@noblegiraffe
Insisting schools must stay open and listing issues with schools closing won't keep them open.
What will keep them open is low cases in the community, effective track and trace, and mitigation measures that will prevent the spread should the virus get into schools.
We haven't got any of those things, and the government spent the summer insisting that anyone who wanted the above was simply 'blocking the re-opening of schools' and campaign groups were shouting loudly that it was simply unthinkable that children might need to go back to school in any way different to completely normal.
People who wanted the above were insulted and smeared and told they were overreacting and lazy.
And now it's becoming obvious why we need those things, but it is too late. The testing system is fucked, the government spent the summer encouraging people into activities that increased cases, and six months have been wasted that could have been spent improving mitigation measures in schools.
And schools are closing. Partly or fully. There's an awful lot of children at home, unable to go to school right now because of this stupid, stupid, head in the sand approach.
Great post
noble.
This is not an academic exercise, we don't need perfect, peer reviewed publications before we can see that sending schools back without any of the mitigations recommended by WHO, Indie SAGE, Unicef and many many other scientific groups is CRAZY.
We KNOW that indoor, crowded environments where people are together without SD for long periods are the BEST way to spread covid-19. UK schools typify those environments.
And if we apply logic we know it will end in disaster as it already has for so many children.
If you want children to get a consistent education, sending schools back as they currently are in the UK is literally the worst thing you can do.
Children off isolating waiting for test and results, waiting for their siblings test and results, bubbles sent home, teachers sick. It's a shit show.
Teachers anxious, overworked, resentful of the way they're the only working group without protections of SD and/or masks.
The disruption of so many different children off at different times, trying to somehow deliver lessons with so many gaps in knowledge. Constantly chopping and changing how they're delivering the curriculum as colleagues go off sick, as bubbles close.
I wrote to my MP in June/July making it clear that SD school in small class sizes (plus masks where SD not possible) was the only way education would not be disrupted. I suggested using community spaces (as so many others have suggested and so many other countries have done - e.g. Italy). I predicted a lot of what's happened in that email. I'm not a genius, it was blindingly obvious this was going to happen. Indie Sage predicted it too.
Children in countries where they've given money to recruit TAs or secure extra space in the community (e.g. Italy) will have less disrupted education than the UK.
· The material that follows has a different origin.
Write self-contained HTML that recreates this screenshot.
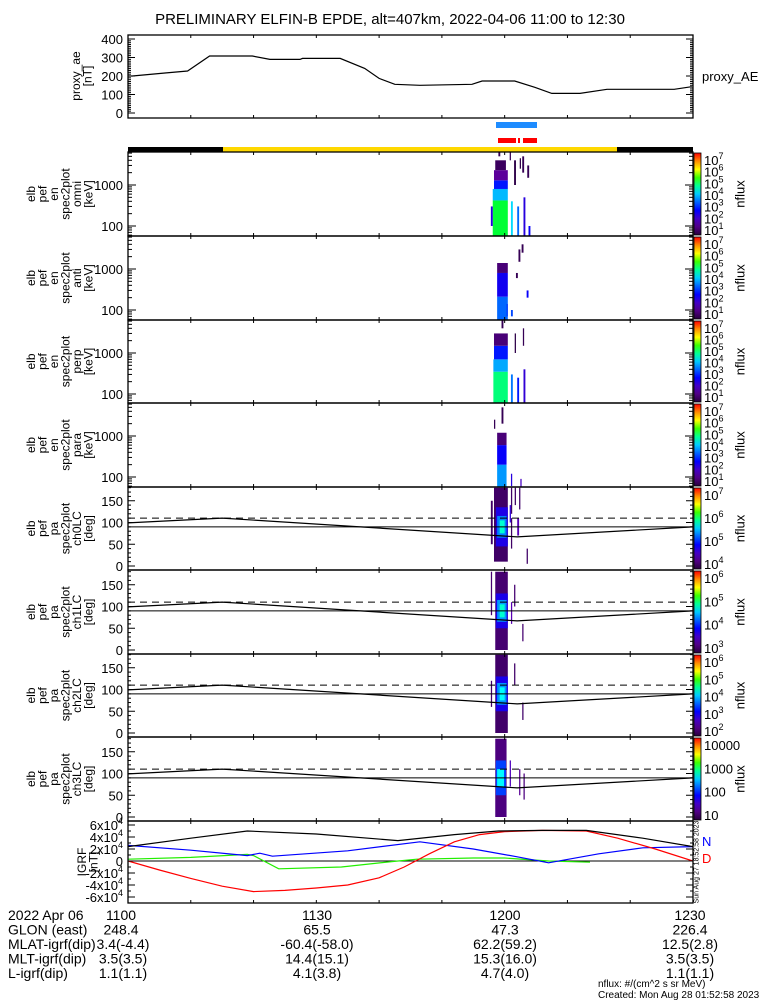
<!DOCTYPE html>
<html><head><meta charset="utf-8"><style>
html,body{margin:0;padding:0;background:#fff;}
svg{display:block;font-family:"Liberation Sans",sans-serif;}
</style></head><body>
<svg id="c" width="775" height="1000" viewBox="0 0 775 1000" xmlns="http://www.w3.org/2000/svg">
<rect x="0" y="0" width="775" height="1000" fill="#fff"/>
<text x="390" y="24" font-size="15" text-anchor="middle">PRELIMINARY ELFIN-B EPDE, alt=407km, 2022-04-06 11:00 to 12:30</text>
</svg>
<script>
// ---- data ----
const aeT=[0,0.7,5.9,9.5,13,19.8,22.6,27.4,27.8,33.8,37.7,40,42.5,46.5,54.8,56.4,61.6,64.8,67.5,72,76.3,87,89.8];
const aeV=[200,200,216,227,308,308,290,290,295,295,241,187,155,150,155,173,173,139,106,106,128,128,142];
const bkT=[0,10,19,30,43,52,59,66,73,82,90];
const bkV=[2.4,3.8,5.0,4.5,3.4,4.4,5.0,5.1,5.1,3.8,2.4];
const rdT=[0,5,10,15,20,25,30,35,40,44,48,52,56,60,66,73,78,84,90];
const rdV=[0,-1.5,-2.9,-4.2,-5.1,-4.9,-4.5,-4.0,-2.8,-1.0,1.2,3.2,4.4,4.9,5.1,5.0,3.8,2.0,0];
const blT=[0,10,19,21,23,35,46.5,55,62,67,75,82,90];
const blV=[2.6,1.8,0.9,1.3,0.8,1.7,3.2,2.0,0.7,-0.3,1.2,2.2,2.4];
const gnT=[0,10,19,20,24,34,42,46,55,60,67,73.6];
const gnV=[0.3,0.6,1.1,0.9,-1.3,-1.0,-0.1,0.3,0.5,0.5,0,-0.2];
const lcT=[0,15,62,90];
const lcV=[99,110,67,90];
const dashPA=110, flatPA=90;
// spectrogram cells: [t0,t1,low,high,logFlux]
const omniCells=[[58.1,60.5,55,420,5.0],[58.1,60.5,420,800,4.0],[58.3,60.5,800,1300,3.0],[58.3,60.5,1300,2300,1.8],[58.5,60.2,2300,4000,1.3],[61,61.3,55,400,4.2],[62,62.3,55,300,3.5],[63,63.3,55,500,2.5],[63.6,63.9,1500,3000,1.2],[57.8,58.1,100,300,2.5],[61.5,61.8,1000,4000,1.1],[62.8,63.1,2000,5000,1.2],[59,59.3,5000,7000,1.2],[63.8,64.1,55,100,2.8],[60.8,61,4000,7000,1.2],[62.4,62.6,2500,4500,1.1]];
const antiCells=[[58.8,60.5,800,1400,1.5],[58.8,60.5,210,800,2.7],[58.8,60.5,55,210,3.5],[61,61.3,70,100,3.3],[62.2,62.5,1500,3000,1.2],[62.7,63,2500,4000,1.2],[61.8,62.1,600,800,1.2],[63.5,63.8,200,300,2.8],[60.3,60.5,70,140,3.2]];
const perpCells=[[58.2,60.5,55,350,4.8],[58.2,60.5,350,700,3.9],[58.3,60.5,700,1500,3.0],[58.3,60.5,1500,3000,1.5],[61,61.3,55,300,3.6],[62,62.3,55,250,3.0],[63,63.3,60,400,2.4],[61.6,61.8,1000,3000,1.1],[62.9,63.1,1500,4000,1.2],[59.5,59.8,4000,7000,1.2]];
const paraCells=[[58.8,60.3,55,200,3.8],[58.8,60.3,200,600,2.8],[58.8,60.3,600,1200,1.5],[59.5,59.8,2000,5000,1.2],[58.3,58.5,1500,2500,1.2],[61,61.2,60,120,2.5],[62.5,62.7,55,90,2.2]];
const pa0Cells=[[58.3,60.5,10,180,3.9],[58.6,60.5,45,135,4.6],[58.8,60.3,65,115,5.2],[59.2,60.0,75,105,5.7],[61,61.2,120,180,3.9],[61.6,61.8,140,180,3.9],[62.3,62.5,130,180,3.9],[61,61.2,40,110,3.9],[62,62.3,70,110,4.3],[63.5,63.7,5,40,3.9],[57.8,58.1,50,150,3.9],[60.8,61,100,140,4.5]];
const pa1Cells=[[58.5,60.5,0,180,2.8],[58.6,60.5,50,130,3.6],[58.8,60.3,65,115,4.4],[59.2,60,75,105,4.9],[57.8,58,80,180,2.8],[61.5,61.7,100,150,2.8],[62.8,63,20,60,2.8],[61,61.2,60,110,3.2]];
const pa2Cells=[[58.5,60.5,0,180,2.0],[58.6,60.5,50,130,3.0],[58.8,60.3,65,115,3.9],[59.2,60,75,105,4.4],[57.8,58,60,120,2.0],[61.5,61.7,110,160,2.0],[62.8,63,30,70,2.0]];
const pa3Cells=[[58.5,60.3,0,180,1.3],[58.6,60.2,50,130,2.2],[58.8,59.9,70,110,2.8],[60.8,61,70,130,1.6],[62.3,62.5,50,110,1.4],[63,63.2,40,100,1.3]];
// footer
const ftLabels=['2022 Apr 06','GLON (east)','MLAT-igrf(dip)','MLT-igrf(dip)','L-igrf(dip)'];
const ftTimes=['1100','1130','1200','1230'];
const ftVals=[['248.4','65.5','47.3','226.4'],['3.4(-4.4)','-60.4(-58.0)','62.2(59.2)','12.5(2.8)'],['3.5(3.5)','14.4(15.1)','15.3(16.0)','3.5(3.5)'],['1.1(1.1)','4.1(3.8)','4.7(4.0)','1.1(1.1)']];

// ---- helpers ----
const svg=document.getElementById('c');
const NS='http://www.w3.org/2000/svg';
const X0=128,X1=693;
const tx=t=>X0+t*(X1-X0)/90;
function mk(tag,at,parent){const e=document.createElementNS(NS,tag);for(const k in at)e.setAttribute(k,at[k]);(parent||svg).appendChild(e);return e;}
function cmap(f){f=Math.max(0,Math.min(1,f));
 const s=[[0,40,0,60],[0.15,100,0,170],[0.3,0,0,255],[0.45,0,150,255],[0.55,0,255,255],[0.67,0,255,0],[0.8,255,255,0],[0.9,255,140,0],[1,255,0,0]];
 for(let i=1;i<s.length;i++){if(f<=s[i][0]){const a=s[i-1],b=s[i],u=(f-a[0])/(b[0]-a[0]);return `rgb(${Math.round(a[1]+u*(b[1]-a[1]))},${Math.round(a[2]+u*(b[2]-a[2]))},${Math.round(a[3]+u*(b[3]-a[3]))})`;}}return 'red';}
function poly(T,V,fx,fy,color,name,dash,parent){
 let d='';for(let i=0;i<T.length;i++)d+=(i?'L':'M')+fx(T[i]).toFixed(1)+','+fy(V[i]).toFixed(1);
 const p=mk('path',{d:d,fill:'none',stroke:color,'stroke-width':1.2},parent);
 if(dash)p.setAttribute('stroke-dasharray',dash);
 
 return p;}
function rotLabel(lines,x0,cy,name){
 const g=mk('g',{});
 
 
 lines.forEach((s,i)=>{const x=x0+i*11.5;mk('text',{x:x,y:cy,'font-size':12,'text-anchor':'middle',transform:`rotate(-90 ${x} ${cy})`,'dominant-baseline':'central'},g).textContent=s;});}
function box(top,bot,name){const r=mk('rect',{x:X0,y:top,width:X1-X0,height:bot-top,fill:'none',stroke:'#000','stroke-width':1.3});
 
 
 for(let t=10;t<90;t+=10){mk('line',{x1:tx(t),x2:tx(t),y1:bot,y2:bot-3,stroke:'#000'});mk('line',{x1:tx(t),x2:tx(t),y1:top,y2:top+3,stroke:'#000'});}}
function ytick(y,len){mk('line',{x1:X0,x2:X0+len,y1:y,y2:y,stroke:'#000'});mk('line',{x1:X1,x2:X1-len,y1:y,y2:y,stroke:'#000'});}

// ---- top AE panel ----
const aeY=v=>113-v*0.185;
for(let v=0;v<=400;v+=10)ytick(aeY(v),v%100?3:7);
[0,100,200,300,400].forEach(v=>{const t=mk('text',{x:123,y:aeY(v)+5,'font-size':13,'text-anchor':'end'});t.textContent=v;});
box(35,118,'proxy-ae-panel');
poly(aeT,aeV,tx,aeY,'#000','proxy-ae-line');
rotLabel(['proxy_ae','[nT]'],76,76,'ae-y-axis-title');
const pae=mk('text',{x:702,y:81,'font-size':13});pae.textContent='proxy_AE';



// bars
const bb=mk('rect',{x:496,y:122,width:41,height:6,fill:'#1e8cff'});


[[498,516],[518,520],[523,537]].forEach(s=>{const r=mk('rect',{x:s[0],y:138,width:s[1]-s[0],height:5,fill:'#ff0000'});});
const k1=mk('rect',{x:128,y:147,width:95,height:5,fill:'#000'});
const yb=mk('rect',{x:223,y:147,width:394,height:5,fill:'#ffd800'});
const k2=mk('rect',{x:617,y:147,width:76,height:5,fill:'#000'});

// ---- spectrogram panels ----
const tops=[152,236,320,403,487,570,654,737,821];
const panels=[
 {type:'en',cells:omniCells,nm:'omni',min:1,max:7.2,cb:['7','6','5','4','3','2','1']},
 {type:'en',cells:antiCells,nm:'anti',min:1,max:7.2,cb:['7','6','5','4','3','2','1']},
 {type:'en',cells:perpCells,nm:'perp',min:1,max:7.2,cb:['7','6','5','4','3','2','1']},
 {type:'en',cells:paraCells,nm:'para',min:1,max:7.2,cb:['7','6','5','4','3','2','1']},
 {type:'pa',cells:pa0Cells,nm:'ch0LC',min:3.7,max:7.2,cb:['7','6','5','4']},
 {type:'pa',cells:pa1Cells,nm:'ch1LC',min:2.5,max:6.7,cb:['6','5','4','3']},
 {type:'pa',cells:pa2Cells,nm:'ch2LC',min:1.7,max:6.6,cb:['6','5','4','3','2']},
 {type:'pa',cells:pa3Cells,nm:'ch3LC',min:1,max:4.3,cb:['10000','1000','100','10'],plain:true}];
const defs=mk('defs',{});
panels.forEach((p,i)=>{
 const top=tops[i],bot=tops[i+1];
 const cp=mk('clipPath',{id:'cp'+i},defs);mk('rect',{x:X0,y:top,width:X1-X0,height:bot-top},cp);
 const g=mk('g',{'clip-path':`url(#cp${i})`});
 
 
 const fy=p.type==='en'?(e=>top+33-(Math.log10(e)-3)*41):(a=>bot-4-a*0.435);
 p.cells.forEach(c=>{const y1=fy(c[3]),y2=fy(c[2]);
  const r=mk('rect',{x:tx(c[0]),y:y1,width:tx(c[1])-tx(c[0]),height:y2-y1,fill:cmap((c[4]-p.min)/(p.max-p.min))},g);
  
  });
 if(p.type==='en'){
  for(let d=1;d<=3;d++)for(let m=1;m<10;m++){const y=fy(m*Math.pow(10,d));if(y>top&&y<bot)ytick(y,m===1?8:4);}
  [[1000,'1000'],[100,'100']].forEach(q=>{const t=mk('text',{x:123,y:fy(q[0])+5,'font-size':13,'text-anchor':'end'});t.textContent=q[1];});
  rotLabel(['elb','pef','en','spec2plot',p.nm,'[keV]'],31,(top+bot)/2,'y-axis-title-'+p.nm);
 } else {
  for(let a=0;a<=180;a+=10)ytick(fy(a),a%50?3:7);
  [0,50,100,150].forEach(a=>{const t=mk('text',{x:123,y:fy(a)+5,'font-size':13,'text-anchor':'end'});t.textContent=a;});
  const dl=mk('line',{x1:X0,x2:X1,y1:fy(dashPA),y2:fy(dashPA),stroke:'#000','stroke-dasharray':'7,5'});
  
  const fl=mk('line',{x1:X0,x2:X1,y1:fy(flatPA),y2:fy(flatPA),stroke:'#000'});
  
  poly(lcT,lcV,tx,fy,'#000','loss-cone-line',null,g);
  rotLabel(['elb','pef','pa','spec2plot',p.nm,'[deg]'],31,(top+bot)/2,'y-axis-title-'+p.nm);
 }
 box(top,bot,'panel-'+p.nm);
 // colorbar
 const gid='cg'+i;const lg=mk('linearGradient',{id:gid,x1:0,y1:1,x2:0,y2:0},defs);
 for(let k=0;k<=10;k++)mk('stop',{offset:k/10,'stop-color':cmap(k/10)},lg);
 const cb=mk('rect',{x:694,y:top+1,width:7,height:bot-top-2,fill:`url(#${gid})`,stroke:'#000','stroke-width':0.8});
 
 
 const n=p.cb.length;
 p.cb.forEach((s,k)=>{const y=top+9+k*(bot-top-14)/(n-1);
  const t=mk('text',{x:704,y:y+4,'font-size':13});
  if(p.plain)t.textContent=s;else{t.textContent='10';const sp=mk('tspan',{dy:-6,'font-size':9},t);sp.textContent=s;}
  });
 const cy=(top+bot)/2,nx=740;
 const nf=mk('text',{x:nx,y:cy,'font-size':13,'text-anchor':'middle','dominant-baseline':'central',transform:`rotate(-90 ${nx} ${cy})`});nf.textContent='nflux';
 
});

// ---- IGRF panel ----
const iY=v=>861-v*6;
const cpI=mk('clipPath',{id:'cpI'},defs);mk('rect',{x:X0,y:821,width:X1-X0,height:82},cpI);
const gI=mk('g',{'clip-path':'url(#cpI)'});


for(let v=-6;v<=6;v+=1)ytick(iY(v),v%2?3:7);
mk('line',{x1:X0,x2:X1,y1:iY(0),y2:iY(0),stroke:'#000'},gI);
poly(gnT,gnV,tx,iY,'#22ee00','igrf-green-line',null,gI);
poly(blT,blV,tx,iY,'#0000ff','igrf-n-line',null,gI);
poly(rdT,rdV,tx,iY,'#ff0000','igrf-d-line',null,gI);
poly(bkT,bkV,tx,iY,'#000','igrf-total-line',null,gI);
[6,4,2,0,-2,-4,-6].forEach(v=>{const t=mk('text',{x:123,y:iY(v)+5,'font-size':13,'text-anchor':'end'});
 if(v===0)t.textContent='0';else{t.textContent=v+'x10';const sp=mk('tspan',{dy:-6,'font-size':9},t);sp.textContent='4';}
 });
box(821,903,'igrf-panel');
rotLabel(['IGRF','[nT]'],82,862,'igrf-y-axis-title');
const tn=mk('text',{x:702,y:846,'font-size':13,fill:'#0000ff'});tn.textContent='N';
const td=mk('text',{x:702,y:863,'font-size':13,fill:'#ff0000'});td.textContent='D';
const st=mk('text',{x:697,y:862,'font-size':7,'text-anchor':'middle','dominant-baseline':'central',transform:'rotate(-90 697 862)'});st.textContent='Sun Aug 27 18:52:58 2023';


// ---- footer ----
const rows=[920,934.5,949,963.5,978];
ftLabels.forEach((s,r)=>{const t=mk('text',{x:8,y:rows[r],'font-size':14});t.textContent=s;});
const cx=[121,317,505,690];
ftTimes.forEach((s,c)=>{const t=mk('text',{x:cx[c],y:rows[0],'font-size':14,'text-anchor':'middle'});t.textContent=s;});
ftVals.forEach((row,r)=>row.forEach((s,c)=>{const t=mk('text',{x:c===0&&r>0?123:cx[c],y:rows[r+1],'font-size':14,'text-anchor':'middle'});t.textContent=s;}));
const n1=mk('text',{x:598,y:987,'font-size':10});n1.textContent='nflux: #/(cm^2 s sr MeV)';
const n2=mk('text',{x:598,y:998,'font-size':10});n2.textContent='Created: Mon Aug 28 01:52:58 2023';
</script>
</body></html>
It's STRESSFUL for children for so many of their peers to be off not knowing if they've got coronavirus, wondering if they'll bring it home to their older / vulnerable parents. It's not a great education with all the disruption. Being in such big classes is just generally not good for covid-19 but also not that great anyway and at the bottom of the pile compared to many other European countries.
I'd have thought this would be the time that people actually held the government to account for their lack of investment in state education.